A review of Thousand Splendid Suns...

Khaled Hosseini's gift is in wiping away the dirt crusted, distant image that television has given his native Afghanistan to reveal worlds of color and texture that decades of armed conflict have failed to suppress. In his new book, A Thousand Splendid Suns, he masterfully untangles the myriad political and military factions that have robbed the country of it's ancient grandeur. Yet this is just the backdrop to Hosseini's continuation of the theme begun in The Kite Runner, which is, that true friendship is eternal and deems everyone who experiences it consequential.

Mariam spent her childhood, of dishonorable beginnings, in a hillside shack overlooking the outskirts of Herat, not too far from the Iranian border, with her mother, who had been exiled from the community. Laila grew up in the grand city of Kabul to the east, the beloved child of educated, middle class parents. Yet the patriarchal underbelly of Islam served as the tool fate used to bring them together. Mariam, fifteen years Laila's senior, sheds her initial distrust of Laila to form a bond of necessity that melts into ties based on trust, love, and a shared tragic existence.

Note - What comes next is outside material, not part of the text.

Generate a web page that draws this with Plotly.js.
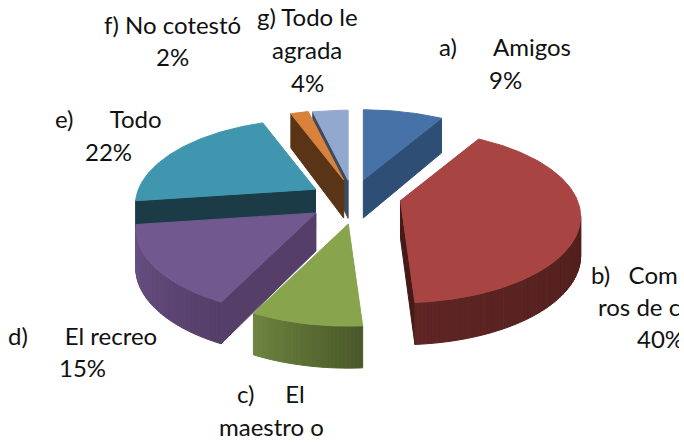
<!DOCTYPE html>
<html><head><meta charset="utf-8">
<script src="https://cdn.plot.ly/plotly-3.0.1.min.js"></script>
<style>html,body{margin:0;padding:0;background:#fff;overflow:hidden}#chart{width:679px;height:442px;overflow:hidden}</style>
</head><body><div id="chart"></div>
<script>
// Data
const categories = ["a) Amigos","b) Compañeros","c) El maestro","d) El recreo","e) Todo","f) No cotestó","g) Todo le agrada"];
const percents   = [9,40,8,15,22,2,4];
const topColors  = ["#4672A8","#A84543","#88A44D","#71588E","#4096AE","#D9823C","#92A8CE"];
const sideDark   = ["#2E4E75","#451A18","#4A5829","#553E68","#1B3C47","#5A3416","#3D4A60"];
const sideLight  = ["#2E4E75","#5E2523","#6E8540","#6A5388","#1B3C47","#5A3416","#3D4A60"];
const labelLines = ["f) No cotestó","2%","g) Todo le","agrada","4%","a)\u00A0\u00A0\u00A0\u00A0\u00A0\u00A0Amigos","9%","e)\u00A0\u00A0\u00A0\u00A0\u00A0\u00A0Todo","22%","d)\u00A0\u00A0\u00A0\u00A0\u00A0\u00A0El recreo","15%","c)\u00A0\u00A0\u00A0\u00A0\u00A0El","maestro o","b)\u00A0\u00A0\u00A0Com","ros de c","40%"];
const labelX = [172,172,307,307,307,505,505,108,108,82,82,271,271,589,596,635];
const labelY = [24,56,16,49,82,46,79,118,151,335,367,393,426,274,306,338];
const labelAnchor = ["center","center","center","center","center","center","center","center","center","center","center","center","center","left","left","left"];

// Geometry constants: pull distance and pull direction tweak per slice, stacking order
const explode    = [0.20,0.27,0.327,0.293,0.235,0.20,0.19];
const pullShift  = [0,0,-5.5,-7.3,-11,0,-3.4];
const paintOrder = [6,5,0,4,1,3,2];

// Perspective projection of the tilted pie disc
const CX=354, CY=195, A=175, B=82.3, C=-4.4, K=0.237;
const rad=d=>d*Math.PI/180;
function apexOf(e,m){ // exploded apex position on screen
  const X=e*Math.sin(rad(m)),Y=e*Math.cos(rad(m)),w=1+K*Y;
  return [CX+A*X/w, CY-B*Y/w];
}
function rimOf(ap,t){ // rim point relative to the apex
  const s=Math.sin(rad(t)),c=Math.cos(rad(t)),w=1+K*c;
  return {p:[ap[0]+A*s/w, ap[1]+(C-B*c)/w],d:38-4*c};
}
function hex(c){return [1,3,5].map(i=>parseInt(c.substr(i,2),16));}
function mix(c1,c2,t){const a=hex(c1),b=hex(c2);return "rgb("+a.map((v,i)=>Math.round(v+(b[i]-v)*t)).join(",")+")";}

const total=percents.reduce((s,v)=>s+v,0);
let cum=0;
const slices=percents.map((p,i)=>{
  const a0=cum/total*360; cum+=p; const a1=cum/total*360; const m=(a0+a1)/2+pullShift[i];
  const ap=apexOf(explode[i],m);
  const n=Math.max(6,Math.round(a1-a0));
  const rim=[];
  for(let j=0;j<=n;j++) rim.push(rimOf(ap,a0+(a1-a0)*j/n));
  return {apex:{p:ap,d:38},rim};
});

const traces=[];
function poly(P,color){
  traces.push({type:"scatter",mode:"lines",x:P.map(q=>q[0]).concat(P[0][0]),y:P.map(q=>q[1]).concat(P[0][1]),
    fill:"toself",fillcolor:color,line:{color:color,width:1},hoverinfo:"skip",showlegend:false});
}
function face(a,b,color){ // extruded quad, drawn only when it faces the viewer
  if(b.p[0]-a.p[0]>=-0.01) return;
  poly([a.p,b.p,[b.p[0],b.p[1]+b.d],[a.p[0],a.p[1]+a.d]],color);
}
paintOrder.forEach(c=>{
  const s=slices[c], n=s.rim.length-1;
  face(s.apex,s.rim[0],sideDark[c]);
  face(s.rim[n],s.apex,sideDark[c]);
  for(let j=0;j<n;j++) face(s.rim[j],s.rim[j+1],mix(sideDark[c],sideLight[c],j/n));
  poly([s.apex.p].concat(s.rim.map(r=>r.p)),topColors[c]);
});

const annotations=labelLines.map((t,i)=>({text:t,x:labelX[i],y:labelY[i],xref:"x",yref:"y",xanchor:labelAnchor[i],yanchor:"middle",showarrow:false,align:"center"}));

Plotly.newPlot("chart",traces,{
  width:679,height:442,margin:{l:0,r:0,t:0,b:0},paper_bgcolor:"#fff",plot_bgcolor:"#fff",showlegend:false,
  font:{family:"Lato, Carlito, sans-serif",size:24,color:"#111"},
  xaxis:{range:[0,679],visible:false,fixedrange:true},
  yaxis:{range:[442,0],visible:false,fixedrange:true},
  annotations:annotations
},{displayModeBar:false,staticPlot:true});
</script></body></html>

As in The Kite Runner, Hosseini follows his characters through over thirty years of their lives, effortlessly skipping over long periods of time while leaving the reader with the impression that we lived each untold day with Mariam and Laila. He reinforces the axiom that our present lives may be a product of all we have done, and all that has been done to us, but our true worth is found in the ways we choose to give ourselves up for someone else.

Hosseini had a lot to live up to after crafting The Kite Runner, a book whose characters and plot still linger with me some two years after I've read it. The "hook" in A Thousand Splendid Suns isn't quite a gripping as in his first book, and even fairly predictable. But his writing style has improved significantly, and he ends his novel with as deft a touch as in The Kite Runner, making me believe Mariam and Laila will live on in my imagination for many years to come.

A Thousand Splendid Suns will be released on May 22.